(Like A) Nightmare | |
Type: | single |
Artist: | The Andantes |
B-Side: | If You Were Mine |
Released: | March 1964 |
Recorded: | Hitsville U.S.A. (Studio A); 1964 |
Genre: | Rock and roll, R&B |
Length: | 2:38 |
Label: | V.I.P. VIP 25006 |
Producer: | Brian Holland Lamont Dozier |
Prev Title: | Too Hurt to Cry, Too Much in Love to Say Goodbye |
Prev Year: | 1963 |
Title2: | If You Were Mine |
"(Like A) Nightmare" is a 1964 single recorded by The Andantes for the V.I.P. (Motown) label.[1] Written and composed by Motown's main production team Holland–Dozier–Holland, it became the second and last official single by the session group from the company.

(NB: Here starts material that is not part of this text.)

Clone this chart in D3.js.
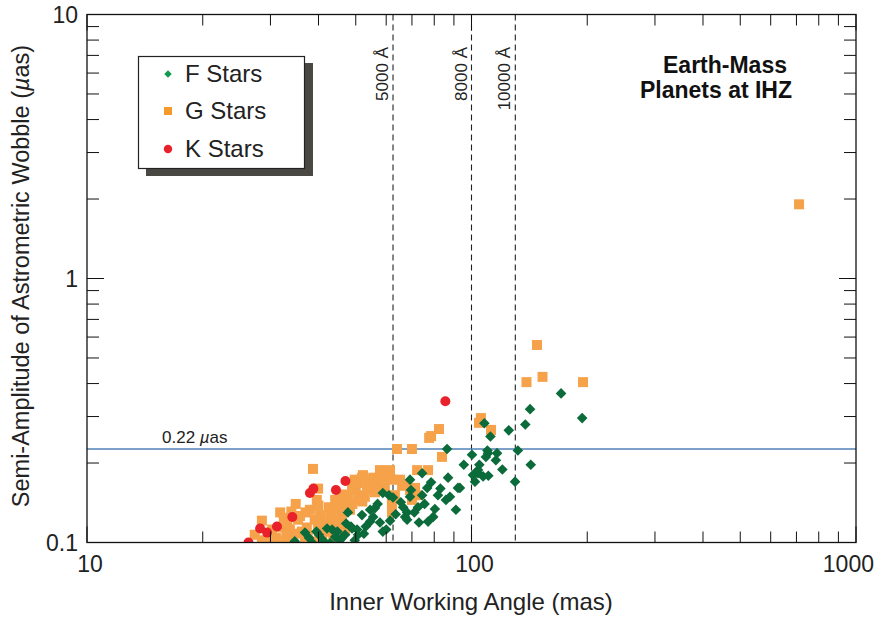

The song's narrator tells off her lover, saying how it hurt her to find he's been unfaithful to her.
It was Like A Nightmare,
To know my love you didn’t share,
Like A Nightmare,
To see you in a love affair.
Although this is the only single credited to the group, it was actually their second single; their previous single "Too Hurt to Cry, Too Much in Love to Say Goodbye" was credited to "the Darnells". The Andantes, as one of the label's main session groups, sang background vocals for numerous Motown acts, and used to "sweeten" the sound of others. The group was apparently promised by the company that they would be allowed to record a few singles, but this single was the only one credited to the group. Furthermore, the group was not even allowed to front either side of either single. Former Challengers III lead, and future Marvelette, Ann Bogan leads both sides of this single.[2] (Marvelette Gladys Horton, whom Bogan later replaced, was main lead on the previous single's A-side; Lamont Dozier, of Holland–Dozier–Holland, lead its B-side.) Motown did little to promote the single and it was quickly withdrawn, and thus did not chart. The group would continue to back the labels acts in the studio until the labels move to Los Angeles in 1972.
The Andantes would back Bogan again on the Marvelettes' 1968 single "I'm Gonna Hold On as Long as I Can".[3] By the time the Marvelettes disbanded at the end of the decade, the Andantes had, including their singles as well, backed all three Marvelettes lead singers on 16 singles (and several more recordings).